En filigrane, un problème endémique en Algérie qui « plombe » sérieusement son économie : la corruption, qui ne touche pas seulement les élites, mais l’ensemble des strates de la société. une jeune cheffe d’entreprise nous faisait part de sa difficulté à développer ses affaires, même sur un marché porteur : de nombreux services administratifs interviennent dans la marche d’une entreprise : fiscalité, normes sanitaires, autorisations diverses, etc. et à chaque étape, il faut verser son bakchich pour faire avancer le dossier. Dans ces conditions, même avec le soutien de la Russie et de la Chine, la candidature avait peu de chances d’aboutir. On rappelle que l’adhésion d’un nouveau membre doit se faire à l’unanimité.

Ce refus résonne comme une critique impitoyable du système de gouvernance algérien dans son ensemble. Des critiques qui ont été largement reprises sur les réseaux sociaux algériens, qui raillent le fat qu’un grand pays comme l’Algérie se trouve devancé par l’Éthiopie. Il faudra donc que l’Algérie mette les bouchées doubles pour se reformer en profondeur si elle veut réussi-r le prochain examen de passage.

L’émergence d’un système économique alternatif

Pourtant, les BRICS sont pour beaucoup de pays les prémices d’une véritable révolution : l’affranchissement de l’hégémonie américaine, installée depuis la fin de la seconde guerre mondiale, qui, notamment par la toute puissance du dollar et le système SWIFT, asservit littéralement les autres économies.

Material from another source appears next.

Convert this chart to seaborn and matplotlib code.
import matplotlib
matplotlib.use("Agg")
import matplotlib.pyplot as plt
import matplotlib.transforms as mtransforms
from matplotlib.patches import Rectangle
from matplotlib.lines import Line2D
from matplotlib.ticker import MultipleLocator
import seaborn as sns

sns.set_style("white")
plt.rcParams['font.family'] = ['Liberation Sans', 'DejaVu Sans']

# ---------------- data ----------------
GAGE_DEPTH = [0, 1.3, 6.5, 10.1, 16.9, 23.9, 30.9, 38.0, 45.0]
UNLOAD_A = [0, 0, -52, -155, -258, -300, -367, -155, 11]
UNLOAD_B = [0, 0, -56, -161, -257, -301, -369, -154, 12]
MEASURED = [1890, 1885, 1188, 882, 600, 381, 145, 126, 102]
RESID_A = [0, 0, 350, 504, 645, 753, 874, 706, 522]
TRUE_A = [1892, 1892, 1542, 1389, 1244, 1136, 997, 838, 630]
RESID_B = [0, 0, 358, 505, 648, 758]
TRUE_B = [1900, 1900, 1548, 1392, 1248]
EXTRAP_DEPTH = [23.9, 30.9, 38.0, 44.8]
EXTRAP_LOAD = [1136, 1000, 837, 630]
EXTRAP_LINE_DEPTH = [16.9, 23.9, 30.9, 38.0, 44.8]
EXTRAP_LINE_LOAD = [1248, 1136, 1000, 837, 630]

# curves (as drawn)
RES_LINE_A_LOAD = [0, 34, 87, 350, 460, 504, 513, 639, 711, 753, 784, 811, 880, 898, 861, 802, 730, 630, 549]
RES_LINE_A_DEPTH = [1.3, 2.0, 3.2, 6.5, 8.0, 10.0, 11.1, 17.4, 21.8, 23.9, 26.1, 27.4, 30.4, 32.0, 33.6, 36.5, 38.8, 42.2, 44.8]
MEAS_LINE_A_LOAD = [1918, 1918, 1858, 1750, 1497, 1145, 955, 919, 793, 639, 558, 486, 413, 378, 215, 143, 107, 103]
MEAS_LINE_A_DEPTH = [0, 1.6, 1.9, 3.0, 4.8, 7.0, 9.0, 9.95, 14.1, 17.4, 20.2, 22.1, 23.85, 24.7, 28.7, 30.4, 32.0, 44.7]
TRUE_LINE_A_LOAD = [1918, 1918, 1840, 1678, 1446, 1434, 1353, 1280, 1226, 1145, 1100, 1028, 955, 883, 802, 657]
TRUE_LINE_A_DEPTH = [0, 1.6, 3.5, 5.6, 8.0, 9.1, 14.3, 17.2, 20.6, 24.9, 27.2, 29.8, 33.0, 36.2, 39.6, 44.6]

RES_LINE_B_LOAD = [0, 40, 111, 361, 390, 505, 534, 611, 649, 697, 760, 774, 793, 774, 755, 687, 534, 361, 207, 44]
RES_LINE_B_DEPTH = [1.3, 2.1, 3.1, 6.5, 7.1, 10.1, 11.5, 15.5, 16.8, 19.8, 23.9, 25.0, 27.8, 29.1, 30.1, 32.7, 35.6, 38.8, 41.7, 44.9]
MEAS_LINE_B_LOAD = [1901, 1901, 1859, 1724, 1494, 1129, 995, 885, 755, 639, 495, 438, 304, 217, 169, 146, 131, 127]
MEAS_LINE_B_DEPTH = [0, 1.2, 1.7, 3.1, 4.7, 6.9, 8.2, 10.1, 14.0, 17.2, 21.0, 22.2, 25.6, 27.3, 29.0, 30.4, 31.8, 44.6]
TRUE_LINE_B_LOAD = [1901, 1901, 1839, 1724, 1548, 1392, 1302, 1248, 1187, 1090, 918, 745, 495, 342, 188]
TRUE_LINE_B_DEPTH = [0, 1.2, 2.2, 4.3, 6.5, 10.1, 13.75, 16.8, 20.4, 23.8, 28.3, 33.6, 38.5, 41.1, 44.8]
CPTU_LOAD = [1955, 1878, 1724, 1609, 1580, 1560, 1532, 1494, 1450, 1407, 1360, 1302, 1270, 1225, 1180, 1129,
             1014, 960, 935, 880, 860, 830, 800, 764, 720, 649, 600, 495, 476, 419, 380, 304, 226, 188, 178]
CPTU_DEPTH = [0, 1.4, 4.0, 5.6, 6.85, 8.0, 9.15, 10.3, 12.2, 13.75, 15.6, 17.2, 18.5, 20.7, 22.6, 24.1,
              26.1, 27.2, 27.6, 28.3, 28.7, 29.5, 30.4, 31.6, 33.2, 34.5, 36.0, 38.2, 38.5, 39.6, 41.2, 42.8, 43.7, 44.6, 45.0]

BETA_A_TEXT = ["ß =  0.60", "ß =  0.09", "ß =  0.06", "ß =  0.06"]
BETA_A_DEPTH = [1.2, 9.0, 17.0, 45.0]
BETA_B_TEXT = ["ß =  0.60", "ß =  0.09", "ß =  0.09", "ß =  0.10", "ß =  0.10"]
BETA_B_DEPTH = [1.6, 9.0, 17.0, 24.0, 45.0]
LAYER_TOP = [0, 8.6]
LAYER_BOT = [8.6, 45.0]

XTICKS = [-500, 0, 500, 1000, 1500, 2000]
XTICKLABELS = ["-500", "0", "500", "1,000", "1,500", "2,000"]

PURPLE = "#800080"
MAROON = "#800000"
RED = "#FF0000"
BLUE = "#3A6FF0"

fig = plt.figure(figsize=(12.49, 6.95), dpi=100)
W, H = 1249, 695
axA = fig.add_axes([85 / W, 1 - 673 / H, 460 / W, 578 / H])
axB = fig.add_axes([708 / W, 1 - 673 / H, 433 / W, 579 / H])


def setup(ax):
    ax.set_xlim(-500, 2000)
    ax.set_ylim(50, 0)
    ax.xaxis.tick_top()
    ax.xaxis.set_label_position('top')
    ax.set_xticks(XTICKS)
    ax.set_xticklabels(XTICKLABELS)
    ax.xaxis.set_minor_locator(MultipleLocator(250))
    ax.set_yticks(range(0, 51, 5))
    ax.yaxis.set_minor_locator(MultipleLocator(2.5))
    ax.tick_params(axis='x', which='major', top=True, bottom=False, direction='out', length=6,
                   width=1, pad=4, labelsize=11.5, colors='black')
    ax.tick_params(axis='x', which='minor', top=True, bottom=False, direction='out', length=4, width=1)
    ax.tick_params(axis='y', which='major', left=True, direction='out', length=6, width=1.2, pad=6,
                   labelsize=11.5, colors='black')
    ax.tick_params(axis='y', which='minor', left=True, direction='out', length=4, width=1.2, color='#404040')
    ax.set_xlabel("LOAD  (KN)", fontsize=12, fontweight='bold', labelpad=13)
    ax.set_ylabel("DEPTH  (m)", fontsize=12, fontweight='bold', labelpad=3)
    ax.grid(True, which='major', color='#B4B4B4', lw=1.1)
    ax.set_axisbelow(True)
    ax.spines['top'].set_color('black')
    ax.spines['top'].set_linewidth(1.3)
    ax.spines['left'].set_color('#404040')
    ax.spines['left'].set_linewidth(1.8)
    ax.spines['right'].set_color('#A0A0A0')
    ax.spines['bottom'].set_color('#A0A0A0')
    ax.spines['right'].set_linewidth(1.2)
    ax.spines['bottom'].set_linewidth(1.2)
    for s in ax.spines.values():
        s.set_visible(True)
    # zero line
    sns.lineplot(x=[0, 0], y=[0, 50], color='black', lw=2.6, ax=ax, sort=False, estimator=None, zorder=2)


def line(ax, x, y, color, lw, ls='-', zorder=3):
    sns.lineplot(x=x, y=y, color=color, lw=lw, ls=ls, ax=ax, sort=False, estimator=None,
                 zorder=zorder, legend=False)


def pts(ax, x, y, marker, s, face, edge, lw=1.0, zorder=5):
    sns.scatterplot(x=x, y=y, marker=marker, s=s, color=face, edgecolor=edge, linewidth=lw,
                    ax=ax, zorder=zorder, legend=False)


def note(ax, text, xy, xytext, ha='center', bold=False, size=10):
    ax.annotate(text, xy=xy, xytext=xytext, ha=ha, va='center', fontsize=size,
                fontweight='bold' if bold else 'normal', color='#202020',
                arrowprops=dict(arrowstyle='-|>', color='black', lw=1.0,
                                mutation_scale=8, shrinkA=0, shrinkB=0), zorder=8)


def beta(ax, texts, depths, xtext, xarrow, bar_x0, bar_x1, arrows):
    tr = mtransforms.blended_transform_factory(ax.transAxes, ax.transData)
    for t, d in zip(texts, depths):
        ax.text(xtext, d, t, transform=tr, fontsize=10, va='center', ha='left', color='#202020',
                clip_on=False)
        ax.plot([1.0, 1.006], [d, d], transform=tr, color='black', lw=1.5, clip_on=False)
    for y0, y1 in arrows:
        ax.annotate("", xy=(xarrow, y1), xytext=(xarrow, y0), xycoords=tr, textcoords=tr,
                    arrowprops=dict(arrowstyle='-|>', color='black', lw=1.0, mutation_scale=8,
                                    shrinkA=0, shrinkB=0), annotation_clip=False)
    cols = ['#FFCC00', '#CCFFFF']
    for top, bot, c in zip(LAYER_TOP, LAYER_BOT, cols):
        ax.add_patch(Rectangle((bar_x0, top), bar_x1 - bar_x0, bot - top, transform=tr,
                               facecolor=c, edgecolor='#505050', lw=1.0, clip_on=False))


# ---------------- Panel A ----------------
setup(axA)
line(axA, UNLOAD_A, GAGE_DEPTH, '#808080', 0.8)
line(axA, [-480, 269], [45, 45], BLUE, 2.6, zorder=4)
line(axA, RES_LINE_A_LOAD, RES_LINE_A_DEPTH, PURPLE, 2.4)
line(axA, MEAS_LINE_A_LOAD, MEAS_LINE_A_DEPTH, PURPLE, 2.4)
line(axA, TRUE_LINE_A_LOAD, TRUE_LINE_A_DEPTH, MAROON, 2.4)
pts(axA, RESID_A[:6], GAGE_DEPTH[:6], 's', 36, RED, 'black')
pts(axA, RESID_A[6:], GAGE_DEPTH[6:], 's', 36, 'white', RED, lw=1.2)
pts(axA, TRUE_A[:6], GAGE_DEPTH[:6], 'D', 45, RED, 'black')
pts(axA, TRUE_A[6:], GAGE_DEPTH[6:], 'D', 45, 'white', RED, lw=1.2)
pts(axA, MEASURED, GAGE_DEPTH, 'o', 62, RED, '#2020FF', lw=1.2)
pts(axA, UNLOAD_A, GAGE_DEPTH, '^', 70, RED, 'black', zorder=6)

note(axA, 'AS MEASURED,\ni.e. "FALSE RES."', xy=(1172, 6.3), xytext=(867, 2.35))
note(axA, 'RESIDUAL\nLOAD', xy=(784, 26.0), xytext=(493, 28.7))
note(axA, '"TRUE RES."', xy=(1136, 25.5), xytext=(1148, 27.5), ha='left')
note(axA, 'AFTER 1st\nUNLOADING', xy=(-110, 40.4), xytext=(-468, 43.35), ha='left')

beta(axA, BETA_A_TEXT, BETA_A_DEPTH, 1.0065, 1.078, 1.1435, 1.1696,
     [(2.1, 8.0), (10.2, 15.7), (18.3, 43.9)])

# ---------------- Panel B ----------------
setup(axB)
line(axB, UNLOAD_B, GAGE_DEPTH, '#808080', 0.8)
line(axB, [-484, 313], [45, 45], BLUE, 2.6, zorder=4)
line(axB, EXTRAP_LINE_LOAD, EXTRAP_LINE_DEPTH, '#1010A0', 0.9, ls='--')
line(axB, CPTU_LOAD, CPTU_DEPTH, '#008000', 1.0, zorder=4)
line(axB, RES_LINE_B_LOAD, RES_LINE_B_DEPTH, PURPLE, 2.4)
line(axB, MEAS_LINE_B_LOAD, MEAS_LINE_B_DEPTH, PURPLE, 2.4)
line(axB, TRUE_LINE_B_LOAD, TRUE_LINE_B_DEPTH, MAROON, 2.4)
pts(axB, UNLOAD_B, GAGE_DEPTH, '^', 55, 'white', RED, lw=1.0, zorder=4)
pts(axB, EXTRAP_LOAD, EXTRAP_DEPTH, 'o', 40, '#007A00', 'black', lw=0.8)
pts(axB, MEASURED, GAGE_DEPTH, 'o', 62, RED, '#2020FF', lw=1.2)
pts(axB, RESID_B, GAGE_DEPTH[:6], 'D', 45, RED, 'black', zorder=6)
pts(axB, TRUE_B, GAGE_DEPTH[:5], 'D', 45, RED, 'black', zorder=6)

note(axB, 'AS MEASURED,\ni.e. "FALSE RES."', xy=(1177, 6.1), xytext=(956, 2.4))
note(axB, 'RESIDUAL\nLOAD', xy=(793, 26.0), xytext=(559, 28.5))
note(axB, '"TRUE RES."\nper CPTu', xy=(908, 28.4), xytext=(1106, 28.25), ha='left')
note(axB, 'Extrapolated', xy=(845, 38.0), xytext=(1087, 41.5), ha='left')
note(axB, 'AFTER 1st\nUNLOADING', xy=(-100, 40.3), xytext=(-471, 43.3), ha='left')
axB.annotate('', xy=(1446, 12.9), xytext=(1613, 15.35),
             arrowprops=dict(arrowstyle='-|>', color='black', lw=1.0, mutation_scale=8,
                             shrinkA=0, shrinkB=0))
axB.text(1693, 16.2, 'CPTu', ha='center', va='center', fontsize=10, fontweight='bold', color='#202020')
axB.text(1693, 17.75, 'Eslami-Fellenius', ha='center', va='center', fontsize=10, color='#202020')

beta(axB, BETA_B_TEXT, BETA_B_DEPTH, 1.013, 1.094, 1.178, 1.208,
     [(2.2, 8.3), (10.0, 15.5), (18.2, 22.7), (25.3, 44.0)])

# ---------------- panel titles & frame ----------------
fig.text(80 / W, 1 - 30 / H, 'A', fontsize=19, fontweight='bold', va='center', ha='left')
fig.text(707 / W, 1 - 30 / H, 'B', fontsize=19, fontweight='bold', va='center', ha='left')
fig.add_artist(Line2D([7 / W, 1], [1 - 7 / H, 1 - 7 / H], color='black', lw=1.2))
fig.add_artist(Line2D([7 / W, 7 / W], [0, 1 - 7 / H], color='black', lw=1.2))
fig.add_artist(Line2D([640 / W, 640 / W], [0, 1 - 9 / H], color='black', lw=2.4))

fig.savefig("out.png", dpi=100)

Rappelons qu’ensemble, les 11 pays qui formeront les nouveaux BRICS à partir du mois de janvier représentent 29% du PIB mondial et 46% de la population du globe. Il s’agit là d’un marché unique au monde. Il leur reste à mettre en place un accord de libre-échange pour en faire une puissance économique incontournable et offrir une vision alternative mondiale sur le plan politique et sociétale.

« L’objectif des BRICS est clairement de créer un groupe puissant sur la scène mondial pour compenser des organismes internationaux comme l’ONU, le G7, voire le G20. C’est la Chine qui pousse à élargir avec une stratégie plus politique qu’économique. Le but est de faire un contre-poids à l’ordre mondial », expliquait sur BFM Business Laurence Daziano, enseignante à Sciences Po.

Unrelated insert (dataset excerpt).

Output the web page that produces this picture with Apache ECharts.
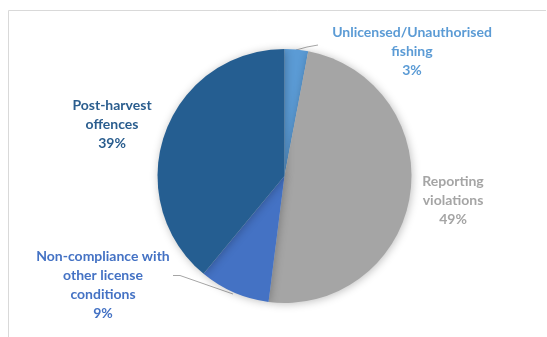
<!DOCTYPE html>
<html>
<head>
<meta charset="utf-8">
<script src="https://cdn.jsdelivr.net/npm/echarts@6/dist/echarts.min.js"></script>
<style>
  html, body { margin: 0; padding: 0; background: #ffffff; }
  #chart { width: 547px; height: 337px; }
</style>
</head>
<body>
<div id="chart"></div>
<script>
// Offence categories (clockwise from 12 o'clock) and their shares in percent
const categories = [
  'Unlicensed/Unauthorised\nfishing',
  'Reporting\nviolations',
  'Non-compliance with\nother license\nconditions',
  'Post-harvest\noffences'
];
const shares = [3, 49, 9, 39];
const sliceColors = ['#5B9BD5', '#A5A5A5', '#4472C4', '#255E91'];
const labelColors = ['#5B9BD5', '#A5A5A5', '#4472C4', '#2A5D8E'];

// Label anchor spots and leader lines (pixels)
const labelSpots = [
  { x: 412, y: 51, line: true },
  { x: 453, y: 200, line: false },
  { x: 103, y: 285, line: true },
  { x: 112, y: 124, line: false }
];

const chart = echarts.init(document.getElementById('chart'), null, { renderer: 'canvas' });

chart.setOption({
  animation: false,
  graphic: [{
    type: 'polyline',
    shape: { points: [[8.5, 340], [8.5, 10.5], [546, 10.5]] },
    style: { stroke: '#d9d9d9', lineWidth: 1, fill: null },
    silent: true
  }],
  series: [{
    type: 'pie',
    center: [284.5, 176],
    radius: 127,
    startAngle: 90,
    clockwise: true,
    avoidLabelOverlap: false,
    itemStyle: {
      borderWidth: 0,
      shadowBlur: 8,
      shadowColor: 'rgba(0,0,0,0.25)',
      shadowOffsetX: 1,
      shadowOffsetY: 1
    },
    label: {
      show: true,
      position: 'outside',
      fontFamily: 'Lato',
      fontWeight: 'bold',
      fontSize: 14,
      lineHeight: 19,
      align: 'center',
      formatter: p => p.name + '\n' + p.value + '%'
    },
    labelLine: {
      show: true,
      length: 10,
      length2: 10,
      lineStyle: { color: '#A6A6A6', width: 1 }
    },
    labelLayout: function (params) {
      const s = labelSpots[params.dataIndex];
      const out = { x: s.x, y: s.y, align: 'center', verticalAlign: 'middle' };
      if (params.dataIndex === 0) {
        out.labelLinePoints = [[296, 50], [307, 47], [318, 45]];
      } else if (params.dataIndex === 2) {
        out.labelLinePoints = [[233, 294], [180, 275.5], [173, 275.5]];
      }
      return out;
    },
    data: categories.map((name, i) => ({
      name: name,
      value: shares[i],
      itemStyle: { color: sliceColors[i] },
      label: { color: labelColors[i] },
      labelLine: { show: labelSpots[i].line }
    }))
  }]
});
</script>
</body>
</html>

A terme, l’objectif pourrait être de détrôner le dollar sur lequel se font 60% des échanges mondiaux. Ainsi que le fait remarquer Ali Benouari, économiste et ancien ministre algérien du Trésor, « pour mettre fin à l’ordre monétaire actuel, un consensus semble se dessiner au niveau d’un nombre croissant d’États autour de la nécessité de mettre fin à l’hégémonie du dollar. D’ores et déjà les BRICS, et d’autres pays qui souhaitent les rejoindre, ont entrepris de contourner le réseau Swift qui permet aux Américains de tracer et bloquer les mouvements de devises des pays qu’ils veulent sanctionner. Des systèmes alternatifs au Swift sont à un stade avancé, comme le CIPS chinois. Les Russes ne sont pas en reste. Les BRICS ont aussi créé, en 2014, une institution qui se pose comme une alternative au FMI et à la Banque mondiale. La Nouvelle Banque de Développement (NBD) au capital de 100 milliards de dollars. En parallèle, l’usage des monnaies nationales se répand. Le rouble, le yuan et la roupie commencent à remplacer le dollar dans le commerce bilatéral et même triangulaire, y compris du pétrole et gaz. »

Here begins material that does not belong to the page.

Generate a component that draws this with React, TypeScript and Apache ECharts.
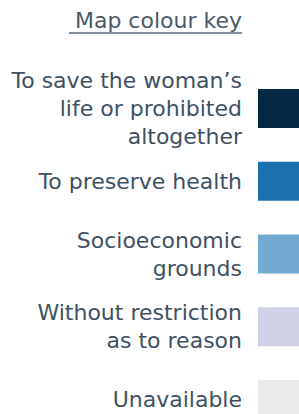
import React, { useEffect, useRef } from "react";
import * as echarts from "echarts";

const categories = [
  "To save the woman’s\nlife or prohibited\naltogether",
  "To preserve health",
  "Socioeconomic\ngrounds",
  "Without restriction\nas to reason",
  "Unavailable",
];
const swatchValues = [1, 1, 1, 1, 1];
const swatchColors = ["#042947", "#1b70b0", "#72a9d0", "#cfd2e6", "#e9ebea"];
const titleText = "Map colour key";

export default function App() {
  const ref = useRef<HTMLDivElement>(null);
  useEffect(() => {
    document.body.style.margin = "0";
    const chart = echarts.init(ref.current!, null, { renderer: "svg" });
    const font = "DejaVu Sans";
    const textColor = "#3e5163";
    chart.setOption({
      animation: false,
      graphic: [
        {
          type: "text",
          right: 57,
          top: 9,
          style: {
            text: titleText,
            font: `22px '${font}'`,
            fill: "#4a5a68",
            textAlign: "right",
          },
        },
        {
          type: "line",
          shape: { x1: 69, y1: 33, x2: 242, y2: 33 },
          style: { stroke: "#5a6a78", lineWidth: 1.5 },
        },
      ],
      grid: {
        left: 258,
        right: 0,
        top: 72,
        height: 364,
        outerBoundsMode: "none",
        containLabel: false,
      },
      xAxis: { type: "value", min: 0, max: 1, show: false },
      yAxis: {
        type: "category",
        inverse: true,
        data: categories,
        axisLine: { show: false },
        axisTick: { show: false },
        splitLine: { show: false },
        axisLabel: {
          margin: 16,
          fontFamily: font,
          fontSize: 22,
          lineHeight: 28,
          color: textColor,
          align: "right",
        },
      },
      series: [
        {
          type: "bar",
          barWidth: 39,
          data: swatchValues.map((v, i) => ({
            value: v,
            itemStyle: { color: swatchColors[i] },
          })),
        },
      ],
    });
    return () => chart.dispose();
  }, []);
  return <div ref={ref} style={{ width: 299, height: 414 }} />;
}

L’émergence d’un ordre mondial différent semble être au cœur des projets des BRICS. Le premier ministre éthiopien, Abiy Ahmed, a salué « un grand moment » pour la nation africaine. « L’Ethiopie est prête à coopérer avec tous pour un ordre mondial inclusif et prospère », a-t-il déclaré sur les réseaux sociaux. L’Afrique, qui souhaite se débarrasser définitivement de ses liens coloniaux, sera d’ailleurs sans doute au cœur des futures extensions des BRICS. Pour le chef de l’Etat chinois, Xi Jinping, les discussions aboutissent à « un élargissement historique », prédisant un « avenir radieux pour les pays du BRICS ».

Qui seront les prochains pays à être admis au club ? La réponse est attendue dans un an lors du prochain sommet des BRICS qui, prévu au départ au Brésil, se tiendra finalement à Kazan, en Russie, afin de permettre à Vladimir Poutine d’y assister physiquement.